Advances in solar electric technology.

Scientists have proposed a way to control the distribution of contaminants in silicon, potentially opening up the use of cheaper, "dirtier" starting materials for making solar cells. In a study published in the September Nature Materials, the researchers predict that the strategy could lower production costs of solar cells.

Up until now, pure silicon was required for solar cells or the result was a significant loss of efficiency. Up until recently there had been enough pure stock for the electronics industry, but the needs of the growing photovoltaic industry—which uses silicon for more than 90 percent of its solar cells—caused overall demand to exceed supply in 2004. This triggered a drastic price increase in pure silicon, dealing a blow to the solar cell makers.

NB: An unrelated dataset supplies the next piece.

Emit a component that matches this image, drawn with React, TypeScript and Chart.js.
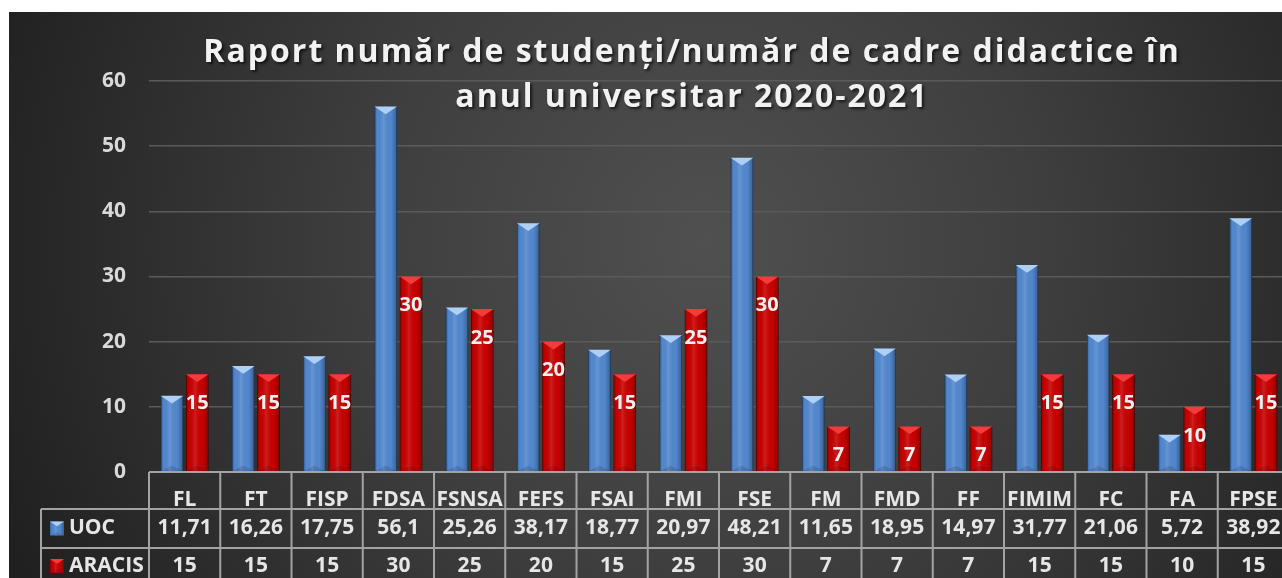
import React, { useEffect, useRef } from "react";
import { Chart, registerables } from "chart.js";

Chart.register(...registerables);

const categories = ["FL", "FT", "FISP", "FDSA", "FSNSA", "FEFS", "FSAI", "FMI", "FSE", "FM", "FMD", "FF", "FIMIM", "FC", "FA", "FPSE"];
const uocValues = [11.71, 16.26, 17.75, 56.1, 25.26, 38.17, 18.77, 20.97, 48.21, 11.65, 18.95, 14.97, 31.77, 21.06, 5.72, 38.92];
const aracisValues = [15, 15, 15, 30, 25, 20, 15, 25, 30, 7, 7, 7, 15, 15, 10, 15];
const seriesNames = ["UOC", "ARACIS"];
const titleLines = ["Raport număr de studenți/număr de cadre didactice în", "anul universitar 2020-2021"];
const yMin = 0;
const yMax = 60;
const yStep = 10;

const FONT = "'Open Sans', 'DejaVu Sans', sans-serif";
const BLUE = "#5288cf";
const BLUE_LIGHT = "#aed0f6";
const BLUE_BORDER = "#2f5590";
const RED = "#c80000";
const RED_LIGHT = "#f23c3c";
const RED_BORDER = "#780000";
const TEXT = "#e6e6e6";
const TABLE_LINE = "#a3a3a3";

const fmt = (v: number) => String(v).replace(".", ",");

function drawBevel(ctx: CanvasRenderingContext2D, l: number, t: number, r: number, b: number, light: string) {
  const w = r - l;
  if (w <= 0 || b <= t) return;
  ctx.save();
  const g = ctx.createLinearGradient(l, 0, r, 0);
  g.addColorStop(0, "rgba(0,0,0,0.28)");
  g.addColorStop(0.14, "rgba(0,0,0,0.0)");
  g.addColorStop(0.4, "rgba(255,255,255,0.12)");
  g.addColorStop(0.72, "rgba(0,0,0,0.0)");
  g.addColorStop(1, "rgba(0,0,0,0.30)");
  ctx.fillStyle = g;
  ctx.fillRect(l, t, w, b - t);
  const h = Math.min(w * 0.34, b - t);
  ctx.beginPath();
  ctx.moveTo(l, t);
  ctx.lineTo(r, t);
  ctx.lineTo((l + r) / 2, t + h);
  ctx.closePath();
  ctx.fillStyle = light;
  ctx.fill();
  ctx.beginPath();
  ctx.moveTo(l, b);
  ctx.lineTo(r, b);
  ctx.lineTo((l + r) / 2, b - h * 0.7);
  ctx.closePath();
  ctx.fillStyle = "rgba(0,0,0,0.13)";
  ctx.fill();
  ctx.restore();
}

const backgroundPlugin = {
  id: "bg",
  beforeDraw(chart: any) {
    const { ctx, width, height } = chart;
    ctx.save();
    const g = ctx.createRadialGradient(width * 0.54, height * 0.4, 0, width * 0.54, height * 0.4, 760);
    g.addColorStop(0, "#505050");
    g.addColorStop(0.45, "#3e3e3e");
    g.addColorStop(1, "#202020");
    ctx.fillStyle = g;
    ctx.fillRect(0, 0, width, height);
    ctx.restore();
  },
};

const barStylePlugin = {
  id: "barStyle",
  afterDatasetsDraw(chart: any) {
    const ctx = chart.ctx;
    chart.data.datasets.forEach((ds: any, di: number) => {
      const meta = chart.getDatasetMeta(di);
      const light = di === 0 ? BLUE_LIGHT : RED_LIGHT;
      meta.data.forEach((el: any) => {
        const p = el.getProps(["x", "y", "base", "width"], true);
        drawBevel(ctx, p.x - p.width / 2, p.y, p.x + p.width / 2, p.base, light);
      });
    });
    const meta = chart.getDatasetMeta(1);
    ctx.save();
    ctx.font = `bold 20px ${FONT}`;
    ctx.fillStyle = "#f2f2f2";
    ctx.textAlign = "center";
    ctx.textBaseline = "middle";
    meta.data.forEach((el: any, i: number) => {
      const p = el.getProps(["x", "y"], true);
      ctx.fillText(String(aracisValues[i]), p.x, p.y + 29);
    });
    ctx.restore();
  },
};

const tablePlugin = {
  id: "dataTable",
  afterDraw(chart: any) {
    const { ctx, height, width } = chart;
    const xs = chart.scales.x;
    const n = categories.length;
    const cw = xs.width / n;
    const y0 = chart.chartArea.bottom;
    const r1 = y0 + 37;
    const r2 = y0 + 76;
    const legendLeft = 32;
    ctx.save();
    ctx.strokeStyle = TABLE_LINE;
    ctx.lineWidth = 2;
    ctx.beginPath();
    ctx.moveTo(xs.left, y0);
    ctx.lineTo(width, y0);
    ctx.moveTo(legendLeft, r1);
    ctx.lineTo(width, r1);
    ctx.moveTo(legendLeft, r2);
    ctx.lineTo(width, r2);
    for (let i = 0; i <= n; i++) {
      const bx = xs.left + i * cw;
      ctx.moveTo(bx, y0);
      ctx.lineTo(bx, height);
    }
    ctx.moveTo(legendLeft, r1);
    ctx.lineTo(legendLeft, height);
    ctx.stroke();

    ctx.font = `bold 21px ${FONT}`;
    ctx.fillStyle = TEXT;
    ctx.textAlign = "center";
    ctx.textBaseline = "middle";
    const c1 = (r1 + r2) / 2;
    const c2 = r2 + 18;
    for (let i = 0; i < n; i++) {
      const cx = xs.getPixelForValue(i);
      ctx.fillText(fmt(uocValues[i]), cx, c1);
      ctx.fillText(fmt(aracisValues[i]), cx, c2);
    }
    const rows = [c1, c2];
    rows.forEach((cy, k) => {
      const base = k === 0 ? BLUE : RED;
      const light = k === 0 ? BLUE_LIGHT : RED_LIGHT;
      const l = 41, s = 14;
      ctx.fillStyle = base;
      ctx.fillRect(l, cy - s / 2, s, s);
      drawBevel(ctx, l, cy - s / 2, l + s, cy + s / 2, light);
      ctx.fillStyle = TEXT;
      ctx.textAlign = "left";
      ctx.fillText(seriesNames[k], 60, cy);
    });
    ctx.restore();
  },
};

const titlePlugin = {
  id: "customTitle",
  afterDraw(chart: any) {
    const ctx = chart.ctx;
    ctx.save();
    ctx.font = `bold 32px ${FONT}`;
    (ctx as any).letterSpacing = "2px";
    ctx.textAlign = "center";
    ctx.textBaseline = "alphabetic";
    ctx.fillStyle = "#f2f2f2";
    ctx.shadowColor = "rgba(0,0,0,0.65)";
    ctx.shadowOffsetX = 2;
    ctx.shadowOffsetY = 2;
    ctx.shadowBlur = 3;
    ctx.fillText(titleLines[0], 683, 50);
    ctx.fillText(titleLines[1], 683, 95);
    ctx.restore();
  },
};

export default function App() {
  const ref = useRef<HTMLCanvasElement>(null);
  useEffect(() => {
    if (!ref.current) return;
    const chart = new Chart(ref.current, {
      type: "bar",
      data: {
        labels: categories,
        datasets: [
          {
            label: seriesNames[0],
            data: uocValues,
            backgroundColor: BLUE,
            borderColor: BLUE_BORDER,
            borderWidth: 1,
            categoryPercentage: 0.71,
            barPercentage: 0.9,
          },
          {
            label: seriesNames[1],
            data: aracisValues,
            backgroundColor: RED,
            borderColor: RED_BORDER,
            borderWidth: 1,
            categoryPercentage: 0.71,
            barPercentage: 0.9,
          },
        ],
      },
      options: {
        animation: false,
        responsive: false,
        devicePixelRatio: 1,
        layout: { padding: { left: 0, top: 69, right: 10, bottom: 81 } },
        plugins: {
          legend: { display: false },
          title: { display: false },
          tooltip: { enabled: false },
        },
        scales: {
          x: {
            grid: { display: false },
            border: { display: false },
            ticks: {
              font: { family: FONT, size: 21, weight: "bold" },
              color: TEXT,
              padding: 7,
              maxRotation: 0,
              autoSkip: false,
            },
            afterFit: (s: any) => {
              s.height = 37;
            },
          },
          y: {
            min: yMin,
            max: yMax,
            grid: { color: "#5a5a5a", lineWidth: 1.5, drawTicks: false },
            border: { display: false },
            ticks: {
              stepSize: yStep,
              font: { family: FONT, size: 21, weight: "bold" },
              color: "#d9d9d9",
              padding: 23,
            },
            afterFit: (s: any) => {
              s.width = 140;
            },
          },
        },
      },
      plugins: [backgroundPlugin, barStylePlugin, tablePlugin, titlePlugin],
    } as any);
    return () => chart.destroy();
  }, []);
  return (
    <div style={{ position: "fixed", left: 9, top: 12, width: 1290, height: 578 }}>
      <canvas ref={ref} width={1290} height={578} style={{ display: "block" }} />
    </div>
  );
}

Researchers turned to Lawrence Berkeley's synchrotron, a circular accelerator approximately 65 meters in diameter. The machine generates X rays intense enough to identify within silicon samples individual metal clusters on the order of tens of nanometers in diameter. The researchers mapped the distribution of the clusters and used a sophisticated technique for measuring how far charges traveled in the samples, an indicator of the material's efficiency in converting sunlight into electricity.

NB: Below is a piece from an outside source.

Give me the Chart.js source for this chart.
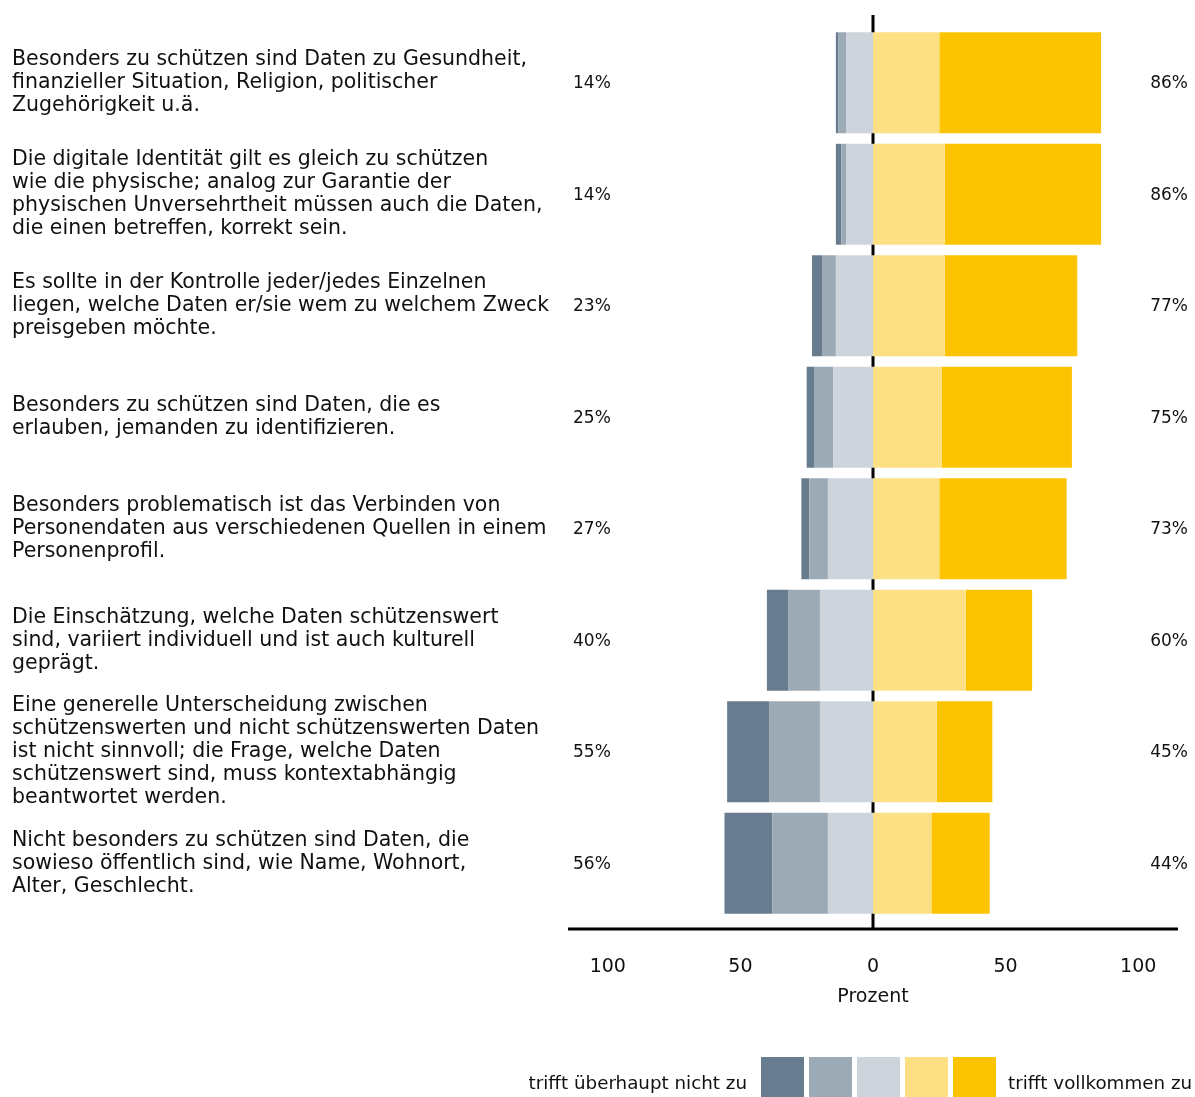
<!DOCTYPE html>
<html>
<head>
<meta charset="utf-8">
<script src="https://cdn.jsdelivr.net/npm/chart.js@4.4.1/dist/chart.umd.min.js"></script>
<style>
  html, body { margin: 0; padding: 0; background: #fff; }
  #wrap { width: 1195px; height: 1097px; }
</style>
</head>
<body>
<div id="wrap"><canvas id="chart" width="1195" height="1097"></canvas></div>
<script>
// Aussagen (Kategorien)
const statements = [
  ["Besonders zu schützen sind Daten zu Gesundheit,", "finanzieller Situation, Religion, politischer", "Zugehörigkeit u.ä."],
  ["Die digitale Identität gilt es gleich zu schützen", "wie die physische; analog zur Garantie der", "physischen Unversehrtheit müssen auch die Daten,", "die einen betreffen, korrekt sein."],
  ["Es sollte in der Kontrolle jeder/jedes Einzelnen", "liegen, welche Daten er/sie wem zu welchem Zweck", "preisgeben möchte."],
  ["Besonders zu schützen sind Daten, die es", "erlauben, jemanden zu identifizieren."],
  ["Besonders problematisch ist das Verbinden von", "Personendaten aus verschiedenen Quellen in einem", "Personenprofil."],
  ["Die Einschätzung, welche Daten schützenswert", "sind, variiert individuell und ist auch kulturell", "geprägt."],
  ["Eine generelle Unterscheidung zwischen", "schützenswerten und nicht schützenswerten Daten", "ist nicht sinnvoll; die Frage, welche Daten", "schützenswert sind, muss kontextabhängig", "beantwortet werden."],
  ["Nicht besonders zu schützen sind Daten, die", "sowieso öffentlich sind, wie Name, Wohnort,", "Alter, Geschlecht."]
];

// Anteile in Prozent, von "trifft überhaupt nicht zu" bis "trifft vollkommen zu"
const gar_nicht   = [1, 2, 4, 3, 3, 8, 16, 18];
const eher_nicht  = [3, 2, 5, 7, 7, 12, 19, 21];
const wenig       = [10, 10, 14, 15, 17, 20, 20, 17];
const eher        = [25, 27, 27, 26, 25, 35, 24, 22];
const vollkommen  = [61, 59, 50, 49, 48, 25, 21, 22];

const xTicks = [-100, -50, 0, 50, 100];
const legendLeft = "trifft überhaupt nicht zu";
const legendRight = "trifft vollkommen zu";

const COLORS = ["#687c90", "#9caab6", "#cdd4dc", "#fce083", "#fcc400"];
const FONT = "'DejaVu Sans', sans-serif";

const sumLeft  = statements.map((_, i) => gar_nicht[i] + eher_nicht[i] + wenig[i]);
const sumRight = statements.map((_, i) => eher[i] + vollkommen[i]);

// negative Seite: die Stapel wachsen von 0 nach aussen
const datasets = [
  { label: "wenig",      data: wenig.map(v => -v),      backgroundColor: COLORS[2] },
  { label: "eher nicht", data: eher_nicht.map(v => -v), backgroundColor: COLORS[1] },
  { label: "gar nicht",  data: gar_nicht.map(v => -v),  backgroundColor: COLORS[0] },
  { label: "eher",       data: eher,                    backgroundColor: COLORS[3] },
  { label: "vollkommen", data: vollkommen,              backgroundColor: COLORS[4] }
].map(d => ({ ...d, borderWidth: 0, barPercentage: 0.905, categoryPercentage: 1 }));

// Null-Linie, Achse, Summen und Legende
const extras = {
  id: "extras",
  beforeDatasetsDraw(chart) {
    const { ctx, chartArea, scales } = chart;
    const x0 = scales.x.getPixelForValue(0);
    ctx.save();
    ctx.strokeStyle = "#000";
    ctx.lineWidth = 3;
    ctx.beginPath();
    ctx.moveTo(x0, 15);
    ctx.lineTo(x0, chartArea.bottom + 11);
    ctx.stroke();
    ctx.beginPath();
    ctx.moveTo(chartArea.left, chartArea.bottom + 10);
    ctx.lineTo(chartArea.right, chartArea.bottom + 10);
    ctx.stroke();
    ctx.restore();
  },
  afterDatasetsDraw(chart) {
    const { ctx, chartArea, scales } = chart;
    ctx.save();
    ctx.font = "17px " + FONT;
    ctx.fillStyle = "#111";
    ctx.textBaseline = "middle";
    statements.forEach((_, i) => {
      const y = scales.y.getPixelForValue(i) + 1;
      ctx.textAlign = "left";
      ctx.fillText(sumLeft[i] + "%", chartArea.left + 5, y);
      ctx.textAlign = "right";
      ctx.fillText(sumRight[i] + "%", chartArea.right + 10, y);
    });

    // Legende unten
    const sw = 43, sh = 40, gap = 5, startX = 761, top = 1057;
    COLORS.forEach((c, k) => {
      ctx.fillStyle = c;
      ctx.fillRect(startX + k * (sw + gap), top, sw, sh);
    });
    ctx.fillStyle = "#111";
    ctx.font = "18.3px " + FONT;
    ctx.textAlign = "right";
    ctx.fillText(legendLeft, startX - 14, top + sh / 2 + 7);
    ctx.textAlign = "left";
    ctx.fillText(legendRight, startX + 5 * (sw + gap) + 7, top + sh / 2 + 7);
    ctx.restore();
  }
};

new Chart(document.getElementById("chart"), {
  type: "bar",
  data: { labels: statements, datasets },
  plugins: [extras],
  options: {
    indexAxis: "y",
    responsive: false,
    animation: false,
    layout: { padding: { left: 12, right: 17, top: 27, bottom: 89 } },
    plugins: { legend: { display: false }, tooltip: { enabled: false } },
    scales: {
      x: {
        stacked: true,
        min: -115,
        max: 115,
        afterBuildTicks(scale) { scale.ticks = xTicks.map(v => ({ value: v })); },
        afterFit(scale) { scale.height = 89; scale.paddingLeft = 0; scale.paddingRight = 0; },
        grid: { display: false },
        border: { display: false },
        ticks: {
          padding: 29,
          color: "#111",
          font: { family: FONT, size: 19 },
          callback: v => String(Math.abs(v))
        },
        title: {
          display: true,
          text: "Prozent",
          color: "#111",
          font: { family: FONT, size: 19 },
          padding: 0
        }
      },
      y: {
        stacked: true,
        afterFit(scale) { scale.width = 556; scale.paddingTop = 0; scale.paddingBottom = 0; },
        grid: { display: false },
        border: { display: false },
        ticks: {
          autoSkip: false,
          crossAlign: "far",
          color: "#111",
          font: { family: FONT, size: 20.5, lineHeight: 1.122 }
        }
      }
    }
  }
});
</script>
</body>
</html>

They found that silicon hosting larger but fewer numbers of clusters performed better than did samples with smaller but many more clusters. They tested this result by heating samples and then cooling them at different rates, which enabled the researchers to control the distribution of the metal. Weber's team found that silicon with micrometer-size clusters, spaced hundreds of micrometers apart, was four times as efficient as silicon with more-finely-distributed, nanosize clusters.

The result could be much cheaoer solar cells that do not have to go through the rigorous purification process that has been necessary up until now.